Plaid warmly welcomes the EBA’s initiative to review the PSD2 RTS and to enhance access mechanisms that allow the RTS to be more proportionate and fit for purpose in the open banking market.
Plaid agrees that a new mandatory exemption is required for the case when the PSU accesses their account information “through an AISP” pursuant to PSD2 Art. 97(4). This mandatory exemption will allow fair competition in Europe, with the same rules for the same business.
Other points to consider
Clarification on “Background Refresh”
The EBA should clarify that a background refresh can not be construed to be an instance of the payer accessing their account online, which would ostensibly require SCA as per current PSD2 legislation. Instead, Plaid is of the view that the AISP accessing the payment online in the absence of the payer actively participating in that process would not require SCA.
As many AISP business models revolve around the authorized retrieval of data from a PSU account several times a day, it can be safely assumed that the PSU can not be required to be online for each instance of data retrieval. In support of this, we refer to Article 36(5)(b) of the RTS and would like to echo thoughts in the open banking ecosystem that suggested a background refresh can not be construed to be an instance of the payer accessing their account online, which would require SCA as per current PSD2 legislation.
Article 10 Exemption should be extended to include PISPs
The EBA should extend article 10 exemption to include account access, by PISPs, as currently only AISPs are specifically mentioned.
The text of Art.10 in the current RTS (CDR 2018/389) did not limit the use of the SCA exemption to a specific authorized third-party provider type (AISP or PISP). There are legitimate payment account information access Use Cases that form part of current PISP customer journeys; these are also impacted by the inconsistent application of the SCA exemption by ASPSPs across the Union.
For example, the PISP customer is required to review payment account information and select an account to be debited in the ASPSP domain. Such account information access requests should also benefit from the scope of the mandatory SCA exemption introduced in the proposed Art10a of an amended RTS. Therefore, we encourage the EBA to replace the explicit references to AISPs in Art.10a with references to “payment account access online through an authorized payment service provider”.
Plaid is supportive of the proposal to extend the timeline for the renewal of SCA from 90 days to 180 days but would like to take this opportunity to provide further context for the EBA’s consideration. As the EBA will be aware from previous consultations and contact with market participants, the SCA renewal requirement is a very sensitive one for TTPs such as AISPs, as this is where the most customer churn is seen.
Data from both the market and Plaid’s own experience shows that attrition rates typically range from 20-40% upon renewal of SCA at the 90-day mark. As such, this logic could also be reasonably applied to the 180-day renewal as well. Although the interval of SCA would change, and attrition would likely decrease slightly as a result, it would still remain a risk for AISPs in their product lifecycles and would continue to present obstacles to PSUs in automating their financial data experiences. With the acknowledgement that the current implementation of SCA under the RTS results in unfavourable outcomes for AISPs, Plaid asks for consideration in extending this time period to for instance a one year period, substantiated by the fact that AIS activities are classified as extremely low risk for fraud and other illegal practices. If in the unlikely event that consumer protection issues arise within this period, the EBA could revert to 180 days.
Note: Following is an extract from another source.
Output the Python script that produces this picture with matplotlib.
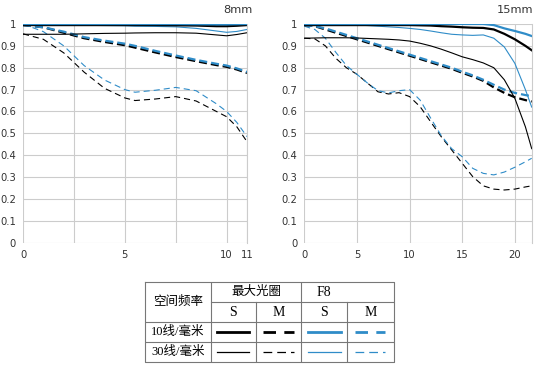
import numpy as np
import matplotlib.pyplot as plt

# MTF data, 8mm
x8 = [0, 1, 2, 3, 4, 5, 5.5, 6.5, 7.5, 8.5, 9.5, 10, 10.5, 11]
s10_max_8 = [0.995, 0.995, 0.995, 0.995, 0.995, 0.995, 0.995, 0.995, 0.994, 0.993, 0.99, 0.99, 0.992, 0.995]
s10_f8_8 = [1.0, 1.0, 1.0, 1.0, 1.0, 1.0, 1.0, 1.0, 1.0, 0.999, 0.998, 0.998, 0.999, 1.0]
s30_max_8 = [0.953, 0.953, 0.953, 0.955, 0.957, 0.958, 0.959, 0.96, 0.96, 0.958, 0.95, 0.946, 0.952, 0.96]
s30_f8_8 = [1.0, 0.998, 0.996, 0.994, 0.993, 0.992, 0.99, 0.989, 0.987, 0.98, 0.968, 0.962, 0.966, 0.975]
m10_max_8 = [0.995, 0.985, 0.96, 0.935, 0.918, 0.903, 0.892, 0.87, 0.849, 0.83, 0.812, 0.804, 0.792, 0.776]
m10_f8_8 = [0.995, 0.985, 0.965, 0.94, 0.924, 0.91, 0.9, 0.877, 0.856, 0.836, 0.818, 0.81, 0.797, 0.781]
m30_max_8 = [0.955, 0.93, 0.868, 0.78, 0.706, 0.662, 0.65, 0.657, 0.668, 0.648, 0.6, 0.576, 0.53, 0.462]
m30_f8_8 = [1.0, 0.965, 0.9, 0.81, 0.744, 0.70, 0.688, 0.697, 0.71, 0.695, 0.635, 0.60, 0.55, 0.485]

# MTF data, 15mm
x15 = [0, 1, 2, 3, 4, 5, 6, 7, 8, 9, 10, 11, 12, 13, 14, 15, 16, 17, 18, 19, 20, 21, 21.6]
s10_max_15 = [0.995, 0.995, 0.995, 0.995, 0.995, 0.995, 0.995, 0.995, 0.995, 0.995, 0.995, 0.994, 0.993,
              0.99, 0.988, 0.985, 0.983, 0.982, 0.975, 0.955, 0.93, 0.9, 0.88]
s10_f8_15 = [1.0, 1.0, 1.0, 1.0, 1.0, 1.0, 1.0, 1.0, 1.0, 1.0, 1.0, 1.0, 1.0,
             1.0, 1.0, 1.0, 1.0, 1.0, 0.995, 0.98, 0.968, 0.955, 0.945]
s30_max_15 = [0.935, 0.936, 0.937, 0.937, 0.937, 0.936, 0.934, 0.932, 0.93, 0.927, 0.922, 0.912, 0.9,
              0.885, 0.868, 0.85, 0.837, 0.822, 0.8, 0.745, 0.66, 0.53, 0.43]
s30_f8_15 = [1.0, 1.0, 0.998, 0.997, 0.996, 0.995, 0.993, 0.99, 0.987, 0.984, 0.98, 0.975, 0.968,
             0.96, 0.953, 0.95, 0.948, 0.95, 0.935, 0.895, 0.82, 0.7, 0.62]
m10_max_15 = [0.995, 0.99, 0.975, 0.96, 0.945, 0.93, 0.915, 0.9, 0.885, 0.87, 0.855, 0.84, 0.825,
              0.81, 0.795, 0.777, 0.76, 0.74, 0.71, 0.685, 0.665, 0.652, 0.645]
m10_f8_15 = [0.995, 0.99, 0.98, 0.965, 0.95, 0.935, 0.92, 0.905, 0.89, 0.875, 0.86, 0.845, 0.83,
             0.815, 0.8, 0.782, 0.765, 0.745, 0.722, 0.7, 0.685, 0.675, 0.67]
m30_max_15 = [0.935, 0.932, 0.9, 0.843, 0.8, 0.77, 0.73, 0.69, 0.68, 0.686, 0.668, 0.622, 0.553,
              0.485, 0.424, 0.363, 0.302, 0.26, 0.245, 0.241, 0.245, 0.255, 0.26]
m30_f8_15 = [0.99, 0.975, 0.935, 0.87, 0.81, 0.77, 0.73, 0.695, 0.685, 0.695, 0.70, 0.652, 0.57,
             0.49, 0.43, 0.393, 0.34, 0.317, 0.31, 0.323, 0.345, 0.37, 0.386]

BLUE = '#2f8cc8'
GRID = '#cccccc'
TXT = '#333333'

fig = plt.figure(figsize=(5.38, 3.68), dpi=100)


def draw_panel(rect, x, series, xmax, xticks, xgrid, title, title_x):
    ax = fig.add_axes(rect)
    for y, color, lw, ls in series:
        ax.plot(x, y, color=color, lw=lw, linestyle=ls)
    ax.set_xlim(0, xmax)
    ax.set_ylim(0, 1)
    ax.set_xticks(xgrid, minor=True)
    ax.set_xticks(xticks)
    ax.set_xticklabels([str(t) for t in xticks])
    ax.set_yticks(np.arange(0, 1.01, 0.1))
    ax.set_yticklabels(['0', '0.1', '0.2', '0.3', '0.4', '0.5', '0.6', '0.7', '0.8', '0.9', '1'])
    ax.grid(True, which='both', color=GRID, lw=0.8)
    ax.set_axisbelow(True)
    for sp in ax.spines.values():
        sp.set_visible(False)
    ax.spines['right'].set_visible(True)
    ax.spines['right'].set_color(GRID)
    ax.tick_params(which='both', length=0, labelsize=7.2, colors=TXT, pad=5)
    fig.text(title_x, 0.972, title, ha='right', va='center', fontsize=8.2, color=TXT)
    return ax


thick, thin = 1.6, 0.8
d_thick = (0, (3.6, 1.8))
d_thin = (0, (5.5, 3.6))

series8 = [
    (m30_max_8, 'black', thin, d_thin), (m30_f8_8, BLUE, thin, d_thin),
    (m10_max_8, 'black', thick, d_thick), (m10_f8_8, BLUE, thick, d_thick),
    (s30_max_8, 'black', thin, '-'), (s30_f8_8, BLUE, thin, '-'),
    (s10_max_8, 'black', thick, '-'), (s10_f8_8, BLUE, thick, '-'),
]
series15 = [
    (m30_max_15, 'black', thin, d_thin), (m30_f8_15, BLUE, thin, d_thin),
    (m10_max_15, 'black', thick, d_thick), (m10_f8_15, BLUE, thick, d_thick),
    (s30_max_15, 'black', thin, '-'), (s30_f8_15, BLUE, thin, '-'),
    (s10_max_15, 'black', thick, '-'), (s10_f8_15, BLUE, thick, '-'),
]

draw_panel([0.0428, 0.3405, 0.4163, 0.5943], x8, series8, 11,
           [0, 5, 10, 11], [2.5, 7.5], '8mm', 0.470)
draw_panel([0.5656, 0.3405, 0.4227, 0.5943], x15, series15, 21.6,
           [0, 5, 10, 15, 20], [], '15mm', 0.992)

# legend table, drawn in pixel coordinates
tab = fig.add_axes([145 / 538, 1 - 362 / 368, 249 / 538, 80 / 368])
tab.set_xlim(145, 394)
tab.set_ylim(362, 282)
tab.axis('off')
LC = '#777777'
tab.plot([145, 394, 394, 145, 145], [282, 282, 362, 362, 282], color=LC, lw=0.8, clip_on=False)
tab.plot([210.7, 210.7], [282, 362], color=LC, lw=0.8)
tab.plot([301.3, 301.3], [282, 362], color=LC, lw=0.8)
tab.plot([255.7, 255.7], [301.7, 362], color=LC, lw=0.8)
tab.plot([347.3, 347.3], [301.7, 362], color=LC, lw=0.8)
tab.plot([210.7, 394], [301.7, 301.7], color=LC, lw=0.8)
tab.plot([145, 394], [321.7, 321.7], color=LC, lw=0.8)
tab.plot([145, 394], [341.7, 341.7], color=LC, lw=0.8)

fam = ['Liberation Serif', 'Noto Sans CJK SC']
tfs = 9
tab.text(178, 302, '空间频率', ha='center', va='center', fontsize=tfs, family=fam)
tab.text(256, 292, '最大光圈', ha='center', va='center', fontsize=tfs, family=fam)
tab.text(324.3, 292.5, 'F8', ha='center', va='center', fontsize=tfs + 1, family=fam)
for cx, lab in zip([233.2, 278.5, 324.3, 370.6], ['S', 'M', 'S', 'M']):
    tab.text(cx, 312, lab, ha='center', va='center', fontsize=tfs + 1, family=fam)
tab.text(178, 331.7, '10线/毫米', ha='center', va='center', fontsize=tfs, family=fam)
tab.text(178, 351.7, '30线/毫米', ha='center', va='center', fontsize=tfs, family=fam)

for y, lw in [(331.7, 2.0), (351.7, 0.9)]:
    tab.plot([217, 249], [y, y], color='black', lw=lw)
    tab.plot([263, 294], [y, y], color='black', lw=lw, linestyle=(0, (4.5, 3)) if lw > 1 else (0, (7, 4)))
    tab.plot([308, 341], [y, y], color=BLUE, lw=lw)
    tab.plot([355, 385], [y, y], color=BLUE, lw=lw, linestyle=(0, (4.5, 3)) if lw > 1 else (0, (7, 4)))

fig.savefig('out.png', dpi=100)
Re-consent model- TPP controlled
Longer-term, Plaid firmly believes that the responsibility for carrying out re-consent should lie with the AISP/TPP that is accessing payment account data with the consumer’s explicit consent. Consumers have a relationship with the product or service they are using and this should be where they manage their consent, not in the bank’s domain.
TPP managed consent should ideally occur through a portal approach, where a user can see and manage all their connections. This is the best way to provide consumers with a clear list of (i)TPPs that have access to their payment account data, (ii) the payment accounts they have connected and (iii) the transaction data collected by the TPP.
From a re-consent perspective, TPP managed consent through a portal would enable consumers to review and actively decide if they want to re-consent or if they want to revoke their consent and have their data deleted (as per GDPR).
Please note, Plaid could meet these obligations through our own consent portal “Plaid Portal”, but other TPPs can choose their own methods to easily replicate these approaches. We would be happy to discuss these proposals in more detail with you.
Plaid welcomes enforcement timelines as it gives a clear overview of expectations in the market, and specifically welcomes the one month notice period in advance of the changes entering into force before the changes take effect in the market. However, given the daily, if not hourly, hindrance that AISPs suffer as a result of the current interpretation of the RTS, Plaid is of the opinion that a 6-month run-up is extremely long, especially in the face of impending regulatory review of PSD2 and the RTS. This is further compounded by the fact that a switch from 90 days to for instance, 180 days, is, from a technical perspective, unanimously seen as a very light touch technical intervention amongst TPPs and something that could be very easily effected. In light of the abovementioned, Plaid would urge the EBA to reconsider the 6-month timeline and shorten it to 3 months at the maximum, allowing TPPs to enjoy much needed relief sooner, so as to make better use of the time bridging the amendment and further PSD2 review.